Union, FAA agree to extend collective bargaining agreement
The Federal Aviation Administration has reached a tentative agreement with air traffic control union leaders to extend a five-year-old collective bargaining agreement for another two years.
"I want to acknowledge a shared commitment between the FAA and NATCA [National Air Traffic Controllers Association] toward the agency's fundamental mission to maintain and enhance the safety and efficiency of America's skies during a critical time for the aviation industry," FAA Administrator Marion Blakey said in a Jan. 7 press release announcing the agreement. "This tentative agreement demonstrates a desire by both parties to devote our energy and focus to our safety mission, and to meet the needs of a new work force."
The "agreement in principle" brokered by Blakey and NATCA President John Carr will extend the current collective bargaining agreement to September 2005. The current agreement expires in September.
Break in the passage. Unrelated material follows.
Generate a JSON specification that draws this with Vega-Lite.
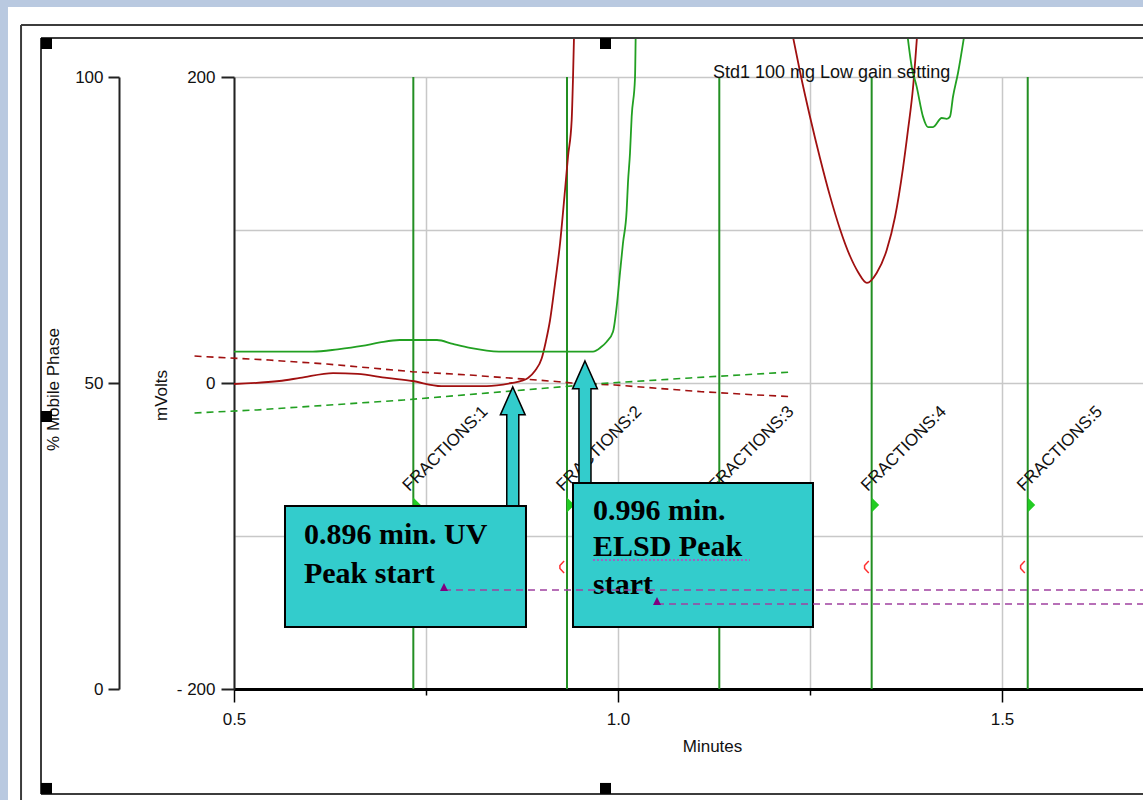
{
"$schema":"https://vega.github.io/schema/vega-lite/v6.json",
"width":909,"height":612,
"autosize":{"type":"none"},
"padding":{"left":234,"top":77,"right":0,"bottom":111},
"background":"#ffffff",
"config":{"view":{"stroke":null},"axis":{"labelFont":"Liberation Sans","titleFont":"Liberation Sans","labelFontSize":17,"titleFontSize":17,"titleFontWeight":"normal","labelColor":"#111111","titleColor":"#111111","domainColor":"#222222","tickColor":"#222222"}},
"datasets":{
"strips":[{"t":0.19,"t2":1.70,"v":245.8,"v2":256},{"t":0.19,"t2":0.2057,"v":-285,"v2":256}],
"frame":[{"t":0.2227,"t2":0.2227,"v":234,"v2":-285},{"t":0.2227,"t2":1.70,"v":234,"v2":234},{"t":0.2487,"t2":0.2487,"v":225.5,"v2":-268.6},{"t":0.2487,"t2":1.70,"v":225.5,"v2":225.5},{"t":0.2487,"t2":1.70,"v":-268.6,"v2":-268.6}],
"handles":[{"t":0.2487,"t2":0.263,"v":225.5,"v2":218.3},{"t":0.9766,"t2":0.9909,"v":225.5,"v2":218.3},{"t":0.2487,"t2":0.263,"v":-261.4,"v2":-268.6},{"t":0.9766,"t2":0.9909,"v":-261.4,"v2":-268.6},{"t":0.2487,"t2":0.263,"v":-18.3,"v2":-25.5}],
"fractions":[{"t":0.7335,"label":"FRACTIONS:1"},{"t":0.9336,"label":"FRACTIONS:2"},{"t":1.1319,"label":"FRACTIONS:3"},{"t":1.3303,"label":"FRACTIONS:4"},{"t":1.5335,"label":"FRACTIONS:5"}],
"curves":[
{"s":"uv","seg":"uv1","t":0.5,"v":-0.65},{"s":"uv","seg":"uv1","t":0.559,"v":1.3},{"s":"uv","seg":"uv1","t":0.586,"v":3.3},{"s":"uv","seg":"uv1","t":0.629,"v":6.5},{"s":"uv","seg":"uv1","t":0.661,"v":5.9},{"s":"uv","seg":"uv1","t":0.699,"v":3.3},{"s":"uv","seg":"uv1","t":0.732,"v":1.3},{"s":"uv","seg":"uv1","t":0.77,"v":-2.0},{"s":"uv","seg":"uv1","t":0.829,"v":-2.0},{"s":"uv","seg":"uv1","t":0.8616,"v":0},{"s":"uv","seg":"uv1","t":0.875,"v":1.5},{"s":"uv","seg":"uv1","t":0.8828,"v":3.3},{"s":"uv","seg":"uv1","t":0.892,"v":8},{"s":"uv","seg":"uv1","t":0.9006,"v":16},{"s":"uv","seg":"uv1","t":0.906,"v":27},{"s":"uv","seg":"uv1","t":0.9115,"v":41},{"s":"uv","seg":"uv1","t":0.918,"v":65},{"s":"uv","seg":"uv1","t":0.9245,"v":91},{"s":"uv","seg":"uv1","t":0.931,"v":126},{"s":"uv","seg":"uv1","t":0.9349,"v":148},{"s":"uv","seg":"uv1","t":0.9397,"v":172},{"s":"uv","seg":"uv1","t":0.9414,"v":199},{"s":"uv","seg":"uv1","t":0.9427,"v":226},
{"s":"uv","seg":"uv2","t":1.2279,"v":226.1},{"s":"uv","seg":"uv2","t":1.237,"v":203.4},{"s":"uv","seg":"uv2","t":1.25,"v":174.0},{"s":"uv","seg":"uv2","t":1.263,"v":147.1},{"s":"uv","seg":"uv2","t":1.276,"v":122.3},{"s":"uv","seg":"uv2","t":1.289,"v":100.7},{"s":"uv","seg":"uv2","t":1.3021,"v":83.0},{"s":"uv","seg":"uv2","t":1.3125,"v":72.6},{"s":"uv","seg":"uv2","t":1.3242,"v":65.4},{"s":"uv","seg":"uv2","t":1.3368,"v":71.9},{"s":"uv","seg":"uv2","t":1.3499,"v":86.9},{"s":"uv","seg":"uv2","t":1.3607,"v":108.5},{"s":"uv","seg":"uv2","t":1.3711,"v":140.5},{"s":"uv","seg":"uv2","t":1.3776,"v":165.4},{"s":"uv","seg":"uv2","t":1.3841,"v":192.8},{"s":"uv","seg":"uv2","t":1.3893,"v":226.1},
{"s":"elsd","seg":"el1","t":0.5,"v":20.5},{"s":"elsd","seg":"el1","t":0.6025,"v":20.5},{"s":"elsd","seg":"el1","t":0.635,"v":22},{"s":"elsd","seg":"el1","t":0.6667,"v":24.2},{"s":"elsd","seg":"el1","t":0.69,"v":26.5},{"s":"elsd","seg":"el1","t":0.7158,"v":28.1},{"s":"elsd","seg":"el1","t":0.7643,"v":28.1},{"s":"elsd","seg":"el1","t":0.785,"v":25.5},{"s":"elsd","seg":"el1","t":0.8073,"v":22.9},{"s":"elsd","seg":"el1","t":0.845,"v":20.5},{"s":"elsd","seg":"el1","t":0.9674,"v":20.5},{"s":"elsd","seg":"el1","t":0.978,"v":23.5},{"s":"elsd","seg":"el1","t":0.9853,"v":27},{"s":"elsd","seg":"el1","t":0.9935,"v":33.5},{"s":"elsd","seg":"el1","t":0.9983,"v":50},{"s":"elsd","seg":"el1","t":1.0026,"v":72},{"s":"elsd","seg":"el1","t":1.0065,"v":91.5},{"s":"elsd","seg":"el1","t":1.0113,"v":113},{"s":"elsd","seg":"el1","t":1.013,"v":131},{"s":"elsd","seg":"el1","t":1.0156,"v":150},{"s":"elsd","seg":"el1","t":1.0178,"v":174},{"s":"elsd","seg":"el1","t":1.0221,"v":199},{"s":"elsd","seg":"el1","t":1.023,"v":226},
{"s":"elsd","seg":"el2","t":1.3772,"v":226},{"s":"elsd","seg":"el2","t":1.3824,"v":206.7},{"s":"elsd","seg":"el2","t":1.3889,"v":193.7},{"s":"elsd","seg":"el2","t":1.3971,"v":174.1},{"s":"elsd","seg":"el2","t":1.4036,"v":167.3},{"s":"elsd","seg":"el2","t":1.4102,"v":167.3},{"s":"elsd","seg":"el2","t":1.4215,"v":173.2},{"s":"elsd","seg":"el2","t":1.428,"v":172.6},{"s":"elsd","seg":"el2","t":1.4323,"v":174.1},{"s":"elsd","seg":"el2","t":1.4362,"v":187.1},{"s":"elsd","seg":"el2","t":1.4427,"v":202.6},{"s":"elsd","seg":"el2","t":1.4505,"v":226}
],
"grad":[
{"s":"r","t":0.4486,"v":17.6},{"s":"r","t":0.5456,"v":15},{"s":"r","t":0.621,"v":12.4},{"s":"r","t":0.7318,"v":7.4},{"s":"r","t":0.807,"v":5.2},{"s":"r","t":0.923,"v":0.85},{"s":"r","t":0.94,"v":0},{"s":"r","t":0.996,"v":-1.3},{"s":"r","t":1.109,"v":-5.7},{"s":"r","t":1.18,"v":-7.8},{"s":"r","t":1.226,"v":-8.9},
{"s":"g","t":0.4486,"v":-19.6},{"s":"g","t":0.53,"v":-17.6},{"s":"g","t":0.7214,"v":-11.1},{"s":"g","t":0.9076,"v":-3.3},{"s":"g","t":0.9695,"v":-0.65},{"s":"g","t":1.0938,"v":3.3},{"s":"g","t":1.226,"v":7.2}
],
"title":[{"t":1.1237,"v":199.3,"text":"Std1 100 mg Low gain setting"}],
"arrows":[{"t":0.863,"v":-43.1},{"t":0.957,"v":-26.1}],
"boxes":[{"t":0.5664,"t2":0.8802,"v":-80.4,"v2":-159.5},{"t":0.9414,"t2":1.2539,"v":-65.4,"v2":-159.5}],
"boxtext":[{"t":0.5911,"v":-105.2,"text":"0.896 min. UV"},{"t":0.5911,"v":-130.5,"text":"Peak start"},{"t":0.9674,"v":-89.5,"text":"0.996 min."},{"t":0.9674,"v":-113.1,"text":"ELSD Peak"},{"t":0.9674,"v":-137.9,"text":"start"}],
"underline":[{"t":0.9674,"t2":1.1719,"v":-115.7}],
"plines":[{"t":0.7734,"t2":1.70,"v":-135.3},{"t":1.0508,"t2":1.70,"v":-144.4}],
"ptri":[{"t":0.7734,"v":-133.3},{"t":1.0508,"v":-142.5}]
},
"layer":[
{"layer":[
{"data":{"name":"strips"},"mark":{"type":"rect","color":"#b9c9e0"},
 "encoding":{
  "x":{"field":"t","type":"quantitative","scale":{"domain":[0.5,1.6836],"nice":false,"zero":false},
   "axis":{"title":"Minutes","values":[0.5,0.75,1,1.25,1.5],"labelExpr":"(datum.value==0.75||datum.value==1.25) ? '' : format(datum.value,'.1f')","grid":true,"gridColor":"#c8c8c8","gridWidth":1.5,"domainColor":"#000000","domainWidth":3,"tickColor":"#000000","tickWidth":1.5,"tickSize":{"condition":{"test":"datum.value==0.75||datum.value==1.25","value":6},"value":13},"labelPadding":9,"labelFlush":false,"labelOverlap":false,"titleX":478,"titleY":49,"titleBaseline":"top"}},
  "x2":{"field":"t2"},
  "y":{"field":"v","type":"quantitative","scale":{"domain":[-200,200],"nice":false,"zero":false},
   "axis":{"title":"mVolts","values":[-200,-100,0,100,200],"labelExpr":"datum.value==-200 ? '- 200' : (abs(datum.value)==100 ? '' : datum.label)","grid":true,"gridColor":"#c8c8c8","gridWidth":1.5,"domainWidth":2,"tickWidth":2,"tickSize":13,"tickOpacity":{"condition":{"test":"abs(datum.value)==100","value":0},"value":1},"labelPadding":6,"titleX":-64,"titleY":318,"titleAngle":270,"titleBaseline":"bottom","titleAlign":"center"}},
  "y2":{"field":"v2"}}},
{"data":{"name":"fractions"},"mark":{"type":"rule","color":"#238f23","strokeWidth":2},
 "encoding":{"x":{"field":"t","type":"quantitative"},"y":{"datum":200},"y2":{"datum":-200}}},
{"data":{"name":"grad"},"mark":{"type":"line","strokeWidth":1.6,"strokeDash":[7,5]},
 "encoding":{"x":{"field":"t","type":"quantitative"},"y":{"field":"v","type":"quantitative"},
  "color":{"field":"s","type":"nominal","scale":{"domain":["r","g"],"range":["#a01010","#22a022"]},"legend":null}}},
{"data":{"name":"curves"},"mark":{"type":"line","strokeWidth":1.8,"interpolate":"monotone"},
 "encoding":{"x":{"field":"t","type":"quantitative"},"y":{"field":"v","type":"quantitative"},"detail":{"field":"seg"},
  "color":{"field":"s","type":"nominal","scale":{"domain":["uv","elsd"],"range":["#9b1c1c","#2e9e2e"]},"legend":null}}},
{"data":{"name":"fractions"},"mark":{"type":"point","shape":"M0,-1 L1,0 L0,1 Z","size":225,"filled":true,"fill":"#22cc22","opacity":1,"strokeWidth":0},
 "encoding":{"x":{"field":"t","type":"quantitative"},"y":{"datum":-79.7}}},
{"data":{"name":"fractions"},"mark":{"type":"point","shape":"M0.35,-1 L-0.35,-0.25 L-0.35,0.25 L0.35,1","size":144,"filled":false,"stroke":"#ff3030","strokeWidth":1.5,"opacity":1,"xOffset":-5},
 "encoding":{"x":{"field":"t","type":"quantitative"},"y":{"datum":-120.3}}},
{"data":{"name":"fractions"},"mark":{"type":"text","angle":-45,"align":"left","baseline":"alphabetic","font":"Liberation Sans","fontSize":17,"color":"#111111","xOffset":-4},
 "encoding":{"x":{"field":"t","type":"quantitative"},"y":{"datum":-71.2},"text":{"field":"label"}}},
{"data":{"name":"title"},"mark":{"type":"text","align":"left","baseline":"alphabetic","font":"Liberation Sans","fontSize":18,"color":"#111111"},
 "encoding":{"x":{"field":"t","type":"quantitative"},"y":{"field":"v","type":"quantitative"},"text":{"field":"text"}}},
{"data":{"name":"arrows"},"mark":{"type":"point","shape":"M0,-1 L0.2,-0.55 L0.097,-0.55 L0.097,1 L-0.097,1 L-0.097,-0.55 L-0.2,-0.55 Z","size":15376,"filled":true,"fill":"#33cccc","stroke":"#000000","strokeWidth":1.5,"opacity":1},
 "encoding":{"x":{"field":"t","type":"quantitative"},"y":{"field":"v","type":"quantitative"}}},
{"data":{"name":"boxes"},"mark":{"type":"rect","fill":"#33cccc","stroke":"#000000","strokeWidth":2},
 "encoding":{"x":{"field":"t","type":"quantitative"},"x2":{"field":"t2"},"y":{"field":"v","type":"quantitative"},"y2":{"field":"v2"}}},
{"data":{"name":"boxtext"},"mark":{"type":"text","align":"left","baseline":"alphabetic","font":"Liberation Serif","fontWeight":"bold","fontSize":30,"color":"#000000"},
 "encoding":{"x":{"field":"t","type":"quantitative"},"y":{"field":"v","type":"quantitative"},"text":{"field":"text"}}},
{"data":{"name":"underline"},"mark":{"type":"rule","color":"#c040c0","strokeWidth":1.5,"strokeDash":[2,2]},
 "encoding":{"x":{"field":"t","type":"quantitative"},"x2":{"field":"t2"},"y":{"field":"v","type":"quantitative"}}},
{"data":{"name":"plines"},"mark":{"type":"rule","color":"#a040a0","strokeWidth":1.5,"strokeDash":[7,5]},
 "encoding":{"x":{"field":"t","type":"quantitative"},"x2":{"field":"t2"},"y":{"field":"v","type":"quantitative"}}},
{"data":{"name":"ptri"},"mark":{"type":"point","shape":"M0,-1 L1,1 L-1,1 Z","size":64,"filled":true,"fill":"#800080","opacity":1,"strokeWidth":0},
 "encoding":{"x":{"field":"t","type":"quantitative"},"y":{"field":"v","type":"quantitative"}}},
{"data":{"name":"frame"},"mark":{"type":"rule","color":"#3c3c3c","strokeWidth":2},
 "encoding":{"x":{"field":"t","type":"quantitative"},"x2":{"field":"t2"},"y":{"field":"v","type":"quantitative"},"y2":{"field":"v2"}}},
{"data":{"name":"handles"},"mark":{"type":"rect","color":"#000000"},
 "encoding":{"x":{"field":"t","type":"quantitative"},"x2":{"field":"t2"},"y":{"field":"v","type":"quantitative"},"y2":{"field":"v2"}}}
]},
{"data":{"values":[{"p":0}]},"mark":{"type":"rule","opacity":0},
 "encoding":{"y":{"field":"p","type":"quantitative","scale":{"domain":[0,100],"nice":false,"zero":false},
  "axis":{"orient":"left","offset":115,"title":"% Mobile Phase","values":[0,50,100],"grid":false,"domainWidth":2,"tickWidth":2,"tickSize":11,"labelPadding":5,"titleX":-57,"titleY":312,"titleAngle":270,"titleBaseline":"bottom","titleAlign":"center"}}}}
],
"resolve":{"scale":{"y":"independent"}}
}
"With the enormous amount of work we are doing with the FAA on a wide array of subjects, from modernizing the National Airspace System, to redesigning the airspace to enhancing the safety of air travel in the skies and on the runways and taxiways, it was vitally important to us to resolve the issue of our collective bargaining agreement as efficiently as possible," Carr said. "I'm pleased to report Administrator Blakey felt the same way."
According to Carr, staffing levels still need to be ironed out because the current ceiling of 15,606 for controllers is insufficient to meet the demands of the system.
"We will be working on a new staffing agreement as the new year unfolds," Carr said. "Staffing is one of our most pressing concerns. Not only do we need more controllers, we need to hire replacements for the 5,000 controllers the General Accounting Office says will be eligible to retire within the next five years. It's critically important to the continued safety and efficiency of the system that we have enough qualified and trained controllers working."
The previous agreement, which dated to 1998, included an incentive that gave extra pay to controllers who met specified agency safety and performance goals and increased pay for work at the busiest air traffic hubs. In return, the union agreed to productivity gains by allowing controllers to be assigned training, briefing and quality assurance tasks while not controlling traffic. To pay for raises, FAA agreed to reduce the number of air traffic control supervisors through attrition and by expanding the 40-year-old controller-in-charge program (CIC). CICs have temporary authority to run air traffic control operations when supervisors are absent.
A November 2001 GAO investigation found that the controller-in-charge measure would save the agency $141.5 million over the life of the contract, but questioned the overall effectiveness of FAA's CIC training as well as the amount of productivity that could be gained from expanding the program. Language included in the fiscal 2002 Transportation Appropriations Act required the FAA to stop expansion of the CIC program.
Recently, the Transportation Department said air traffic control activities were not inherently governmental, sparking criticism from NATCA, which claimed the new categorization could lead to the eventual outsourcing of air traffic control jobs.